Saturday, June 21, 2008

The tenuous online relationship

It is said that internet gives us unprecedented power to reach out to other people. Products like Twitter works to strengthen our real life relationships. But it doesn't make our relationships any easier, online or not, especially between a man and a woman.

A while ago, there was an interesting article, exposed on NYT. The writer, reflected her life online and offline working as an online antagonist digging entertainment dirt. It reminds me of another story I have heard. To protect the privacy, I'll omit their names.
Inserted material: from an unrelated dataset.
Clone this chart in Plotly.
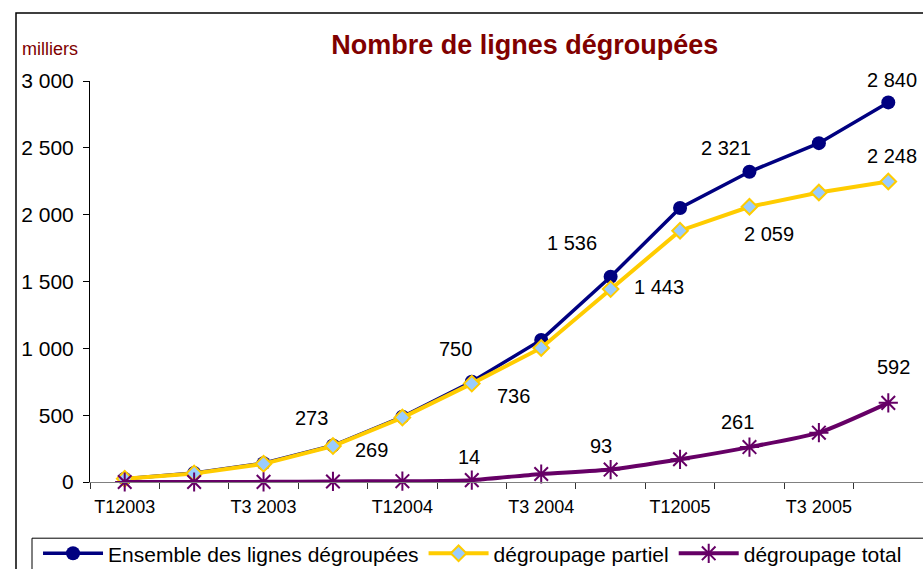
import plotly.graph_objects as go

categories = ["T1 2003", "T2 2003", "T3 2003", "T4 2003",
              "T1 2004", "T2 2004", "T3 2004", "T4 2004",
              "T1 2005", "T2 2005", "T3 2005", "T4 2005"]
ensemble = [25, 68, 140, 273, 488, 750, 1063, 1536, 2050, 2321, 2535, 2840]
partiel = [24, 64, 136, 269, 482, 736, 1003, 1443, 1880, 2059, 2166, 2248]
total = [0, 0, 1, 4, 6, 14, 60, 93, 170, 261, 369, 592]

x_tick_idx = [0, 2, 4, 6, 8, 10]
x_tick_text = ["T12003", "T3 2003", "T12004", "T3 2004", "T12005", "T3 2005"]
y_tick_vals = [0, 500, 1000, 1500, 2000, 2500, 3000]
y_tick_text = ["0", "500", "1 000", "1 500", "2 000", "2 500", "3 000"]

# labelled points: (index, text)
labels_ensemble = [(3, "273"), (5, "750"), (7, "1 536"), (9, "2 321"), (11, "2 840")]
labels_partiel = [(3, "269"), (5, "736"), (7, "1 443"), (9, "2 059"), (11, "2 248")]
labels_total = [(5, "14"), (7, "93"), (9, "261"), (11, "592")]

# label offsets in pixels (dx, dy) - layout only
off_ensemble = [(-21, 28), (-16, 33), (-39, 34), (-23, 24), (4, 22)]
off_partiel = [(39, -4), (42, -12), (48, 2), (20, -27), (4, 26)]
off_total = [(-3, 23), (-10, 24), (-12, 25), (5, 36)]

x = list(range(len(categories)))
FONT = "Liberation Sans, Arial, sans-serif"

fig = go.Figure()
fig.add_trace(go.Scatter(
    x=x, y=ensemble, name="Ensemble des lignes dégroupées", mode="lines+markers",
    line=dict(color="#000080", width=3.5),
    marker=dict(symbol="circle", size=14, color="#000080"),
    cliponaxis=False, customdata=categories))
fig.add_trace(go.Scatter(
    x=x, y=partiel, name="dégroupage partiel", mode="lines+markers",
    line=dict(color="#FFCC00", width=4),
    marker=dict(symbol="diamond", size=12, color="#99CCFF",
                line=dict(color="#FFCC00", width=2)),
    cliponaxis=False, customdata=categories))
fig.add_trace(go.Scatter(
    x=x, y=total, name="dégroupage total", mode="lines+markers",
    line=dict(color="#660066", width=4, shape="spline", smoothing=0.6),
    marker=dict(symbol="asterisk-open", size=16, color="#660066",
                line=dict(color="#660066", width=2)),
    cliponaxis=False, customdata=categories))

annotations = []
for series, labels, offs in [(ensemble, labels_ensemble, off_ensemble),
                             (partiel, labels_partiel, off_partiel),
                             (total, labels_total, off_total)]:
    for (i, t), (dx, dy) in zip(labels, offs):
        annotations.append(dict(x=x[i], y=series[i], xref="x", yref="y", text=t,
                                showarrow=False, xshift=dx, yshift=dy,
                                font=dict(family=FONT, size=20, color="black")))

annotations.append(dict(text="milliers", xref="paper", yref="paper",
                        x=-0.084, y=1.0797, xanchor="left", yanchor="middle",
                        showarrow=False,
                        font=dict(family=FONT, size=18, color="#800000")))

fig.update_layout(
    width=923, height=569,
    margin=dict(l=90, r=0, t=81, b=87, autoexpand=False),
    paper_bgcolor="white", plot_bgcolor="white",
    title=dict(text="<b>Nombre de lignes dégroupées</b>", xref="paper", x=0.522,
               xanchor="center", yref="container", y=0.921, yanchor="middle",
               font=dict(family=FONT, size=27, color="#800000")),
    showlegend=True,
    legend=dict(orientation="h", x=-0.0624, y=-0.1276, xanchor="left", yanchor="top",
                borderwidth=0, bgcolor="rgba(0,0,0,0)",
                itemwidth=60,
                font=dict(family=FONT, size=21, color="black")),
    annotations=annotations,
    shapes=[dict(type="rect", xref="paper", yref="paper",
                 x0=(16 - 90) / 833, x1=1.3, y0=-0.5, y1=(481.7 - 12) / 401.7,
                 line=dict(color="black", width=1.5), fillcolor="rgba(0,0,0,0)",
                 layer="below"),
            dict(type="rect", xref="paper", yref="paper",
                 x0=(32 - 90) / 833, x1=1.3, y0=-0.5, y1=(481.7 - 538) / 401.7,
                 line=dict(color="black", width=1), fillcolor="rgba(0,0,0,0)",
                 layer="below")],
)
fig.update_xaxes(range=[-0.5, len(categories) - 0.5], tickmode="array",
                 tickvals=x_tick_idx, ticktext=x_tick_text, ticks="",
                 showgrid=False, zeroline=False, showline=True,
                 linecolor="#808080", linewidth=1,
                 tickfont=dict(family=FONT, size=18, color="black"),
                 minor=dict(ticks="outside", tick0=-0.5, dtick=1, ticklen=6,
                            tickcolor="#333333", showgrid=False),
                 ticklabelstandoff=8)
fig.update_yaxes(range=[0, 3000], tickmode="array", tickvals=y_tick_vals,
                 ticktext=y_tick_text, ticks="outside", ticklen=6, tickcolor="black",
                 showgrid=False, zeroline=False, showline=True,
                 linecolor="black", linewidth=1,
                 tickfont=dict(family=FONT, size=21, color="black"),
                 ticklabelstandoff=5)

fig.write_html("out.html",
               config={"displayModeBar": False},
               post_script="document.body.style.margin='0';"
                           "document.body.style.overflow='hidden';")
He and she met when they volunteered to manage an online group and their bulletin. She was the first to notice him and brought him into the fold. So naturally they were close. They worked together with a handful of other people, identifying the issues, finding out the actual situation, communicating with local activists, writing lead articles, etc. Much was needed to be sorted out of the once chaotic situation, and instant messaging became their best friend amongst back and forth discussions. For a while, they communicated a lot, mostly within the group, but sometimes privately also. Besides the online chore, they would discussed random things like films, jobs, or even fashion occasionally. Since they were worlds apart, she's in Australia and he's in America, his day was her night, he would end up sometime having to urge her to go sleep if it was getting too late. There seemed to be emotional bonding between them beyond being colleagues.

Truth be told, it was never easy in managing the right relationship, especially juggling between different sexes, even on the internet. He soon quits the volunteering work, he was tiring out. However, the jovial stretched on, if only by momentum. They continued to hang out, around forums, by messaging. It looked like the bond would outlast the shared passion, until...

As they said, all good things must come to an end. It was a valentines day. She asked him what he world gave her for comfort, virtual or real. That made him grumble just a bit. Before that, he had received an email letter from her, professing her fondness of him, to which he politely deflected. You can probably chalk it up to cultural differences. Americans take holidays like valentines day a bit more seriously of its cultural content, choosing their gifts or message selectively, while Chinese tend to take western holidays more as an excuse to celebrate or relate. She probably didn't mean to pressure, nevertheless he felt the uneasiness. Or you can theorize the gender difference, girls just want to have fun while boys are more sensitive about it. In any case, he felt things needs to be taken a different direction.

he became more careful in interacting with her, more choicy in his words, and distancing himself a bit, hoping senses would come around. In reaction, she spent more time lurking, seldom seen around. Only if togetherness wouldn't be out-weighted by foolishness. Finally it comes the day she couldn't bear, and decided to disappear from their online circle...

Internet is a dynamic new place to meet with people, sometimes even getting emotionally connected. But, as quickly, that connection could be gone, just a mouse click, or network outage away. Online relationships, as in the story I tell, can be not only tenuous, but also no less stressful. It can create emotional drainage of its own, as exposed has shown. The closeness we share online has a thinner veil. It depends more on verbal interactions and exchanges of ideas. It is ripe for misunderstanding also. After all, without additional information from facial expressions - the warm eyes, the tightening lips, the knowing smiles - language doesn't come close to fully express ourselves. And when real passion develops, there is always the anguish of unreachability. When that cartoon figure in your chat opens its arms across the screen, do you feel the warmth? or some you seriously want to smash your computer for the anguish?

The cyber world poses new questions. The persons behind the virtual world are actually real, how to deal with emotions experienced through virtual world connection? Do you run your online world as a parallel universe, separating it with your offline world, or do you let the two intertwine, encroaching into each other.

Then it comes the question, is the delicacy of online relationships really that much different from those of offline? They are subject to the same prejudices, misunderstandings, different attitudes. Take romantic relationships, some grow love out of psychological whim, others regard it as everlasting passion, and we are all wired with different signal and receptive systems. I'm not sure he and she would have reacted differently were they in a real life situation. It may as well what they see out of a healthy friendship doomed their online rapport.

What makes online relationship seemingly more tenuous, I think, is the tendency of superficiality. We don't usually seek to know each other, or feel comfortable enough to be known, very well in the online world. Even there, the difference isn't huge. Isn't our daily interactions getting more cursory as we getting busier and busier? Ultimately, it's just the pressure and nuisance of relationships., sometimes too close for comfort, other times too flimsy for durance.

He told me he still looked up her webblogs now and then. She probably did the same.